The Western media complain constantly about how China doesn’t open up enough to them. They criticize China, saying there is no freedom of speech here. But the fact is: since economic reforms, Chinese media have carried out objective, comprehensive, broad and deep reporting on the West. In contrast, Western media reporting on China not only lacks objectivity and comprehensiveness, but in fact is generally filled with serious prejudices. China today increasingly enjoys looking out on the world, and Chinese understanding of the outside world has reached a level unprecedented in China’s history. This is because China has been able to study the lessons of foreign cultures since economic reforms began. But in developed nations like the United States, some people now voice surprise at seeing that Chinese have mobile phones just as they do, and they ask ridiculous questions like, “You Chinese use mobile phones too?” Their understanding of China is trapped in the 1970s. The public’s poor understanding of the outside world owes in large part to reporting by the media . . .

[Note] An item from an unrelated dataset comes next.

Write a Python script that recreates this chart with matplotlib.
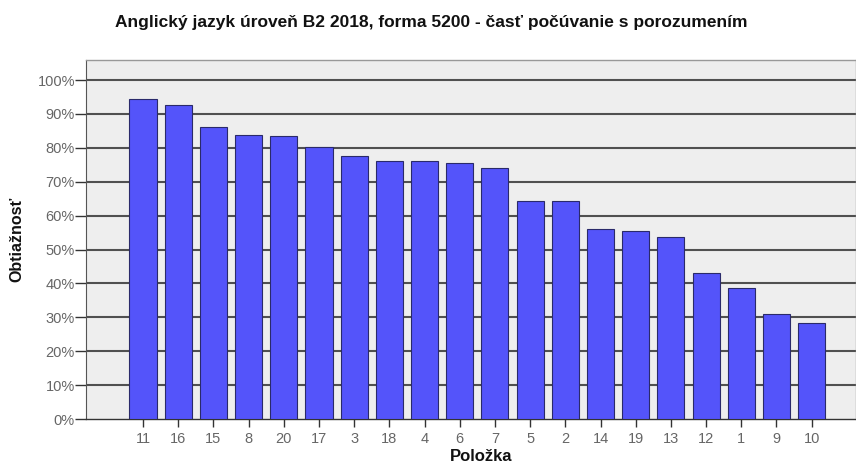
import matplotlib
matplotlib.use("Agg")
import matplotlib.pyplot as plt
from matplotlib.ticker import FuncFormatter

items = ["11", "16", "15", "8", "20", "17", "3", "18", "4", "6",
         "7", "5", "2", "14", "19", "13", "12", "1", "9", "10"]
difficulty = [94.4, 92.7, 86.0, 83.8, 83.6, 80.1, 77.7, 76.2, 76.2, 75.6,
              73.9, 64.3, 64.3, 56.0, 55.4, 53.7, 43.0, 38.7, 30.9, 28.2]
y_ticks = [0, 10, 20, 30, 40, 50, 60, 70, 80, 90, 100]

title = "Anglický jazyk úroveň B2 2018, forma 5200 - časť počúvanie s porozumením"
xlabel = "Položka"
ylabel = "Obtiažnosť"

plt.rcParams['font.family'] = ['Liberation Sans', 'DejaVu Sans']

W, H = 856, 465
fig = plt.figure(figsize=(W/100, H/100), dpi=100)
fig.patch.set_facecolor('white')

left, right, bottom, top = 86, 856, 419, 60
ax = fig.add_axes([left/W, (H-bottom)/H, (right-left)/W, (bottom-top)/H])
ax.set_facecolor('#eeeeee')

x = list(range(len(items)))
ax.bar(x, difficulty, width=0.77, color='#5454fa', edgecolor='#2a2a6a', linewidth=0.8, zorder=3)

ax.set_xlim(-1.62, 20.26)
ax.set_ylim(0, 105.9)
ax.set_yticks(y_ticks)
ax.yaxis.set_major_formatter(FuncFormatter(lambda v, p: f"{int(v)}%"))
ax.set_xticks(x)
ax.set_xticklabels(items)

for yv in y_ticks[1:]:
    ax.axhline(yv, color='#505050', linewidth=1.5, zorder=1)

for s in ['top', 'right']:
    ax.spines[s].set_color('#999999')
    ax.spines[s].set_linewidth(1.0)
ax.spines['bottom'].set_color('#333333')
ax.spines['bottom'].set_linewidth(1.0)
ax.spines['left'].set_color('#555555')

ax.tick_params(axis='both', colors='#333333', labelcolor='#666666', labelsize=10.5, width=1)
ax.tick_params(axis='x', length=6, pad=3)
ax.tick_params(axis='y', length=8, pad=0)

fig.text(431/W, 1 - 22/H, title, ha='center', va='center', fontsize=12.5, fontweight='bold', color='#111111')
fig.text(481/W, 1 - 456/H, xlabel, ha='center', va='center', fontsize=12, fontweight='bold', color='#111111')
fig.text(17/W, 1 - 239/H, ylabel, ha='center', va='center', rotation=90, fontsize=11.5, fontweight='bold', color='#111111')

fig.savefig('out.png', dpi=100)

Toward a New International News and Information Order
In the modern world, as economic globalization deepens and nations are increasingly interconnected, the mutual interests and challenges of humankind have increasingly come to the fore. Global financial security, the stability of the global economy, climate change, food security, energy and resource security, the spread of weapons of mass destruction, large-scale natural disasters, major epidemic threats and other global problems are on the rise. They present a serious challenge to world peace and development. No single nation can face all of these problems on its own. Countries must work together in a spirit of unity and cooperation . . .
The world is rich and diverse . . . and it is the coexistence of different cultures, and interaction and contact between them, that promotes the development and progress of humankind. Different cultures should not discriminate against one another, exclude the other or treat them with hostility. They should act with mutual respect, study one another for mutual benefit, learn from one another’s strengths, thereby advancing the harmonious development of human culture.
The inequality of the international news and information order, its lack of freedom and fairness, is now impelling a number of victimized nations to strengthen their capacity for projecting information internationally (国际传播能力). This has become a matter of necessity. Another result of this has been a loss of credibility and influence among some Western media. Respect for facts and the truth is the basis of all dialogue. If even the facts can be twisted in order to blacken, distort and demonize a nation, and the most basic honesty and sincerity is lost, then the only way we can deal with them is to say: “Ignore them!”
Modern China’s relationship with the world has undergone historic changes. And China’s fate and future are closely tied to the fate of the world. We propose the creation of a free and fair international news and information order. We know this will not be easy. But we are confident that in step with economic globalization and a multi-polar world, in step with a developing rational consensus about the common fate of humanity, the international order in the areas of the economy, politics, culture and information must continue to develop in a more just and reasonable direction.